The component should be more necessary for the target behavior than for unrelated behaviors.

Pass condition: $\text{Specificity}(C) > 1.0$ against at least one related off-task behavior.

$\text{Specificity}(C, B, B') = \frac{\text{Necessity}(C, B)}{\text{Necessity}(C, B')}$

Specificity value	Interpretation
$> 3.0$	Strong specificity — component is much more necessary for $B$ than $B'$
$1.5 - 3.0$	Moderate specificity
$1.0 - 1.5$	Weak specificity
$< 1.0$	Inverted — component is more necessary for the control behavior (red flag)

Off-task selection matters. The control behavior $B'$ must be related, not trivially distinct.

Target task	Informative off-task	Trivial off-task
IOI	Subject-verb agreement	Modular arithmetic
Greater-Than	Successor	Translation
Gendered pronouns	IOI	Factual recall

The double dissociation test. The strongest specificity evidence is a double dissociation: ablating circuit $A$ impairs behavior $X$ but not $Y$ , and ablating circuit $B$ impairs $Y$ but not $X$ .

Calibration: No published circuit paper reports a formal specificity ratio against a related task. Induction heads have implicit specificity (stronger on repeated sequences than non-repeated), but this is not quantified as a ratio.

I4 — Consistency

Full criterion page →

The effect should replicate across contexts sufficient to rule out an artifact of the discovery distribution.

Pass condition: Replication across at least two of three axes, with bootstrap confidence intervals on the principal metrics.

Axis	What it tests	Example
Cross-prompt	Template or paraphrase robustness	IOI with varied syntactic structures
Cross-seed	Independence from random initialization	Same circuit found in independently trained copies
Cross-checkpoint	Stability across training	Circuit present at step 50k, 100k, and 200k

Calibration:

Circuit	Cross-prompt	Cross-seed	Cross-checkpoint	Assessment
IOI (Wang et al. 2022)	Partial (name substitutions, ABBA/BABA)	Not tested	Not tested	One axis, partially
Induction heads (Olsson et al. 2022)	Yes (any repeated sequence)	Yes (multiple model families)	Yes (training dynamics)	All three axes — unusually strong
Greater-Than (Hanna et al. 2023)	Partial (year ranges)	Not tested	Not tested	One axis, partially

I5 — Confound Control

Full criterion page →

The observed effect should not be explained by collateral disruption to non-circuit components.
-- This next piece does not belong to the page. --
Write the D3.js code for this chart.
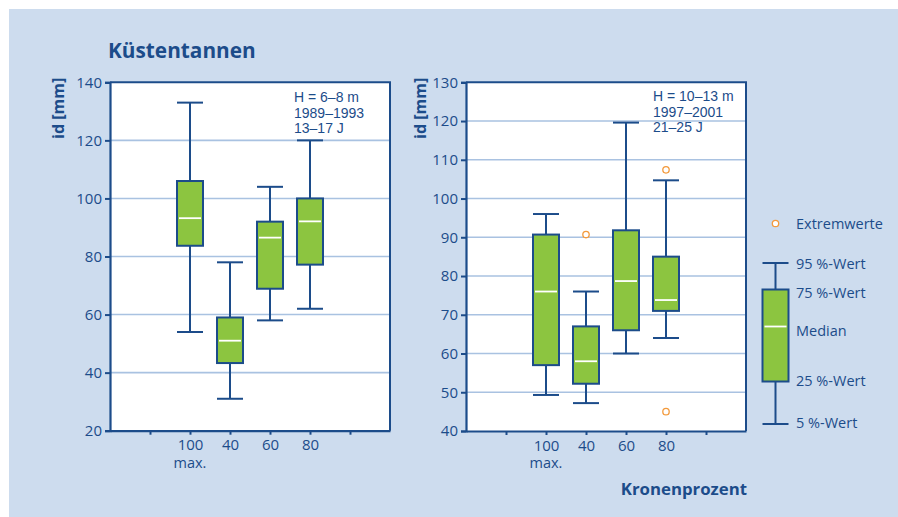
<!DOCTYPE html>
<html>
<head>
<meta charset="utf-8">
<script src="https://cdn.jsdelivr.net/npm/d3@7"></script>
<style>
  html, body { margin: 0; padding: 0; background: #fff; }
  svg { display: block; font-family: "Open Sans", "Noto Sans", sans-serif; }
</style>
</head>
<body>
<svg id="chart" width="898" height="517"></svg>
<script>
// Kronenprozent classes (x axis)
const categories = ["100", "40", "60", "80"];

// Left panel: H = 6–8 m, 1989–1993, 13–17 J
const leftP5  = [54, 31, 58, 62];
const leftQ1  = [83.7, 43.3, 68.9, 77.2];
const leftMed = [93.2, 51, 86.5, 92.1];
const leftQ3  = [106, 59, 92, 100];
const leftP95 = [133, 78, 104, 120];
const leftTicks = [20, 40, 60, 80, 100, 120, 140];

// Right panel: H = 10–13 m, 1997–2001, 21–25 J
const rightP5  = [49.3, 47.2, 60, 64];
const rightQ1  = [57, 52.2, 66, 71];
const rightMed = [76, 58, 78.7, 73.8];
const rightQ3  = [90.7, 67, 91.8, 85];
const rightP95 = [96, 76, 119.6, 104.7];
const rightOutCat = ["40", "80", "80"];
const rightOutVal = [90.7, 107.4, 45];
const rightTicks = [40, 50, 60, 70, 80, 90, 100, 110, 120, 130];

const NAVY = "#1c4c8a";
const GRID = "#a9c2e1";
const GREEN = "#8cc540";
const ORANGE = "#f39a3c";
const BG = "#cddcee";

const svg = d3.select("#chart");
svg.append("rect").attr("x", 9).attr("y", 9).attr("width", 889).attr("height", 508).attr("fill", BG);

svg.append("text").attr("x", 108).attr("y", 58)
  .attr("fill", NAVY).attr("font-weight", 700).attr("font-size", 20.8)
  .text("Küstentannen");

function panel(opts) {
  const { left, right, top, bottom, yDomain, ticks, p5, q1, med, q3, p95, note, outCat, outVal, labelX } = opts;
  const g = svg.append("g");
  const slots = ["s0", "s1", ...categories, "s6", "s7"];
  const x = d3.scalePoint().domain(slots).range([left, right]);
  const y = d3.scaleLinear().domain(yDomain).range([bottom, top]);

  g.append("rect").attr("x", left).attr("y", top)
    .attr("width", right - left).attr("height", bottom - top).attr("fill", "#fff");

  // grid
  g.append("g").selectAll("line").data(ticks.slice(1, -1)).join("line")
    .attr("x1", left).attr("x2", right)
    .attr("y1", d => y(d)).attr("y2", d => y(d))
    .attr("stroke", GRID).attr("stroke-width", 1.6);

  // frame top / right
  g.append("path")
    .attr("d", `M${left},${top}H${right}V${bottom}`)
    .attr("fill", "none").attr("stroke", NAVY).attr("stroke-width", 2);

  // y axis
  const ya = g.append("g").attr("transform", `translate(${left},0)`)
    .call(d3.axisLeft(y).tickValues(ticks).tickSize(5).tickPadding(3));
  ya.select(".domain").attr("stroke", NAVY).attr("stroke-width", 2.2);
  ya.selectAll(".tick line").attr("stroke", NAVY).attr("stroke-width", 2);
  ya.selectAll(".tick text").attr("fill", NAVY).attr("font-size", 15)
    .attr("font-family", "'Open Sans', sans-serif");

  // x axis
  const xa = g.append("g").attr("transform", `translate(0,${bottom})`)
    .call(d3.axisBottom(x).tickValues(slots.slice(1, -1))
      .tickFormat(d => categories.includes(d) ? d : "").tickSize(4).tickSizeOuter(0).tickPadding(5));
  xa.select(".domain").attr("stroke", NAVY).attr("stroke-width", 2.2);
  xa.selectAll(".tick line").attr("stroke", NAVY).attr("stroke-width", 2);
  xa.selectAll(".tick text").attr("fill", NAVY).attr("font-size", 15)
    .attr("font-family", "'Open Sans', sans-serif");
  g.append("text").attr("x", x("100")).attr("y", bottom + 37)
    .attr("text-anchor", "middle").attr("fill", NAVY).attr("font-size", 14.5)
    .text("max.");

  // y label
  g.append("text")
    .attr("transform", `translate(${labelX},${top + 26}) rotate(-90)`)
    .attr("text-anchor", "middle").attr("fill", NAVY)
    .attr("font-weight", 700).attr("font-size", 16)
    .text("id [mm]");

  // boxes
  const hw = 13;
  const boxes = g.append("g").selectAll("g").data(categories).join("g");
  boxes.append("line")
    .attr("x1", d => x(d)).attr("x2", d => x(d))
    .attr("y1", (d, i) => y(p95[i])).attr("y2", (d, i) => y(p5[i]))
    .attr("stroke", NAVY).attr("stroke-width", 2);
  boxes.append("line")
    .attr("x1", d => x(d) - hw).attr("x2", d => x(d) + hw)
    .attr("y1", (d, i) => y(p95[i])).attr("y2", (d, i) => y(p95[i]))
    .attr("stroke", NAVY).attr("stroke-width", 2);
  boxes.append("line")
    .attr("x1", d => x(d) - hw).attr("x2", d => x(d) + hw)
    .attr("y1", (d, i) => y(p5[i])).attr("y2", (d, i) => y(p5[i]))
    .attr("stroke", NAVY).attr("stroke-width", 2);
  boxes.append("rect")
    .attr("x", d => x(d) - hw).attr("width", hw * 2)
    .attr("y", (d, i) => y(q3[i])).attr("height", (d, i) => y(q1[i]) - y(q3[i]))
    .attr("fill", GREEN).attr("stroke", NAVY).attr("stroke-width", 2);
  boxes.append("line")
    .attr("x1", d => x(d) - hw + 2).attr("x2", d => x(d) + hw - 2)
    .attr("y1", (d, i) => y(med[i])).attr("y2", (d, i) => y(med[i]))
    .attr("stroke", "#fff").attr("stroke-width", 1.8);

  if (outCat) {
    g.append("g").selectAll("circle").data(outCat).join("circle")
      .attr("cx", d => x(d)).attr("cy", (d, i) => y(outVal[i])).attr("r", 3.2)
      .attr("fill", "#fff").attr("stroke", ORANGE).attr("stroke-width", 1.3);
  }

  // annotation (three stacked lines, compact face so lines sit tight)
  note.lines.forEach((s, i) => {
    g.append("text").attr("fill", NAVY).attr("font-size", 14)
      .attr("font-family", "'Liberation Sans', Arial, sans-serif")
      .attr("x", note.x).attr("y", note.y + i * 15.7).text(s);
  });
}

panel({
  left: 110, right: 390, top: 82.3, bottom: 430.7,
  yDomain: [20, 140], ticks: leftTicks,
  p5: leftP5, q1: leftQ1, med: leftMed, q3: leftQ3, p95: leftP95,
  note: { x: 294, y: 102, lines: ["H = 6–8 m", "1989–1993", "13–17 J"] },
  labelX: 64
});

panel({
  left: 466, right: 746, top: 82.3, bottom: 431,
  yDomain: [40, 130], ticks: rightTicks,
  p5: rightP5, q1: rightQ1, med: rightMed, q3: rightQ3, p95: rightP95,
  outCat: rightOutCat, outVal: rightOutVal,
  note: { x: 653, y: 101, lines: ["H = 10–13 m", "1997–2001", "21–25 J"] },
  labelX: 426
});

svg.append("text").attr("x", 747).attr("y", 495).attr("text-anchor", "end")
  .attr("fill", NAVY).attr("font-weight", 700).attr("font-size", 16.8)
  .text("Kronenprozent");

// legend
const lg = svg.append("g");
const lx = 775.5;
lg.append("circle").attr("cx", lx).attr("cy", 223.5).attr("r", 3.2)
  .attr("fill", "#fff").attr("stroke", ORANGE).attr("stroke-width", 1.3);
lg.append("line").attr("x1", lx).attr("x2", lx).attr("y1", 263).attr("y2", 424)
  .attr("stroke", NAVY).attr("stroke-width", 2);
[263, 424].forEach(yy => lg.append("line").attr("x1", lx - 13).attr("x2", lx + 13)
  .attr("y1", yy).attr("y2", yy).attr("stroke", NAVY).attr("stroke-width", 2));
lg.append("rect").attr("x", lx - 13).attr("y", 289.5).attr("width", 26).attr("height", 92)
  .attr("fill", GREEN).attr("stroke", NAVY).attr("stroke-width", 2);
lg.append("line").attr("x1", lx - 11).attr("x2", lx + 11).attr("y1", 326.5).attr("y2", 326.5)
  .attr("stroke", "#fff").attr("stroke-width", 1.8);
const legendText = [["Extremwerte", 228.5], ["95 %-Wert", 268.5], ["75 %-Wert", 298], ["Median", 336], ["25 %-Wert", 385.5], ["5 %-Wert", 428]];
lg.selectAll("text.lt").data(legendText).join("text").attr("class", "lt")
  .attr("x", 796).attr("y", d => d[1]).attr("fill", NAVY).attr("font-size", 14.5)
  .text(d => d[0]);
</script>
</body>
</html>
Pass condition: At least two ablation methods compared, with consistent results.

Confound	Mechanism	Mitigation
Off-manifold ablation	Zero and mean ablation push activations to out-of-distribution values	Use resample ablation against a counterfactual distribution
Backup suppression	Ablating one component can suppress or activate backup mechanisms	Test individual and joint ablation; report backup activation
Layer-norm redistribution	Ablating a component changes layer-norm statistics for all subsequent components	Compare effects with and without freezing layer-norm parameters

Method comparison protocol: Report the same metric under at least two ablation methods. If the results diverge substantially, the finding is method-conditional — flag it as such.

Calibration:

Circuit	Methods compared	Consistent?	Notes
IOI (Wang et al. 2022)	Mean ablation only	N/A — single method	Miller et al. (2024) later showed method-dependence
IOI (Miller et al. 2024)	Mean vs. resample vs. others	No — substantial divergence	Faithfulness ranges 87% to below 50% depending on method

Partial-pass interpretation

Evidence pattern	Criteria met	Interpretation	Recommended language
Necessary but not sufficient	I1	Distributed or incomplete circuit	”Causally implicated, not localized”
Sufficient but not necessary	I2	Redundancy or forced route	”A capable route, not shown necessary”
Necessary + sufficient, not specific	I1, I2	General-capability component	”Real mechanism, not task-specific”
Necessary + sufficient + specific, not consistent	I1, I2, I3	Benchmark artifact possible	”Locally established, not yet robust”
Strong I1 + I2, single ablation method	I1, I2 (conditional)	Method-conditional claim	”Sufficient under [method]; not tested under alternatives”
All five met	I1–I5	Full internal validity	Upgrade to external validity testing

Protocol

For circuit $C$ and behavior $B$ :

I1. Ablate $C$ ; record $\text{Necessity}(C)$ under at least two methods. Compare to equal-size random baseline.
I2. Ablate complement; record $R$ . Use held-out prompts not used for discovery.
I3. Compute $\text{Necessity}(C, B')$ for one related off-task $B'$ . Report specificity ratio.
I4. Replicate across at least two of: cross-prompt, cross-seed, cross-checkpoint.
I5. Compare results across ablation methods. If inconsistent, report the range and flag as method-conditional.